On 30/12/2020 14:51, Sebastian Humenda wrote:
Einhard Leichtfuß schrieb am 28.12.2020, 20:42 +0100:
* eng-pol: only contains references to other TEI files, no entries.
Yup, that one is nasty. TBH, I'm not sure how much sense it makes to port our
tooling to this dictionary. On one hand, this allows to split huge files. On
the other, it always creates this special case. Just thinking aloud, thoughts
* fra-bre: has a lot of empty <pron> tags (<pron></pron>) at the end.
Empty orth - empty pron. Easy to fix, but I don't have time. See
* jpn-*: I can't really help. Length checking does not seem to work.
Unsure, whether ok.
* Most unexpected: first entry from jpn-eng:
That's an espeak-ng oddity. It seems to speak Japanese just fine, but speaks
letters as "japanese letter" in English. It is up to them to fix this. Given
that this affects only individual letters, I suppose this is fine.
* jpn-rus: Some <pron> tags are empty (incl. 1st, 4th; i.e.,
eSpeakNG produces an empty transcription. In European languages, this is
usually caused by interpunctuation, therefore I believe this is alright. I
added a check to not add empty pron elements.

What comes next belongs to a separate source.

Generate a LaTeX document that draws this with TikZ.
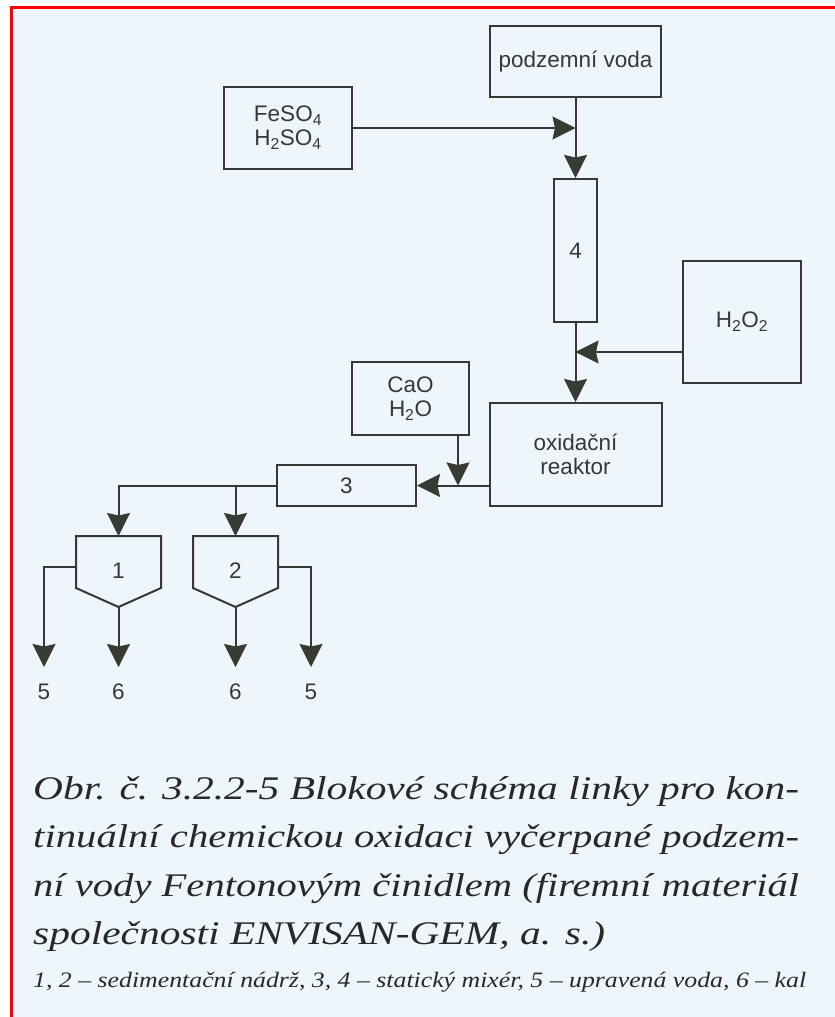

Specific notes (most likely problems with espeak-ng):
* nld-<some>: "à" is provided with pronunciation "ˌaːɣrˈaːvə", also
Yes, this is an eSpeakNG issue, it says "a grave". We have to leave it that
way or report it to eSpeakNG.
Less specific notes:
* More dictionaries containing embedded slashes:
ita-bul, ita-ell, ita-fin, ita-jpn, ita-pol, ita-rus, ita-swe,
ita-tur, nld-fin, nld-itam, nld-lat, nld-lit, nld-por, nld-rus,
Thanks for spotting, that's a WikDict bug :).
That means that release the fd-tools since the generator seems stable.
Thanks again for the help, I would have never found all these issues.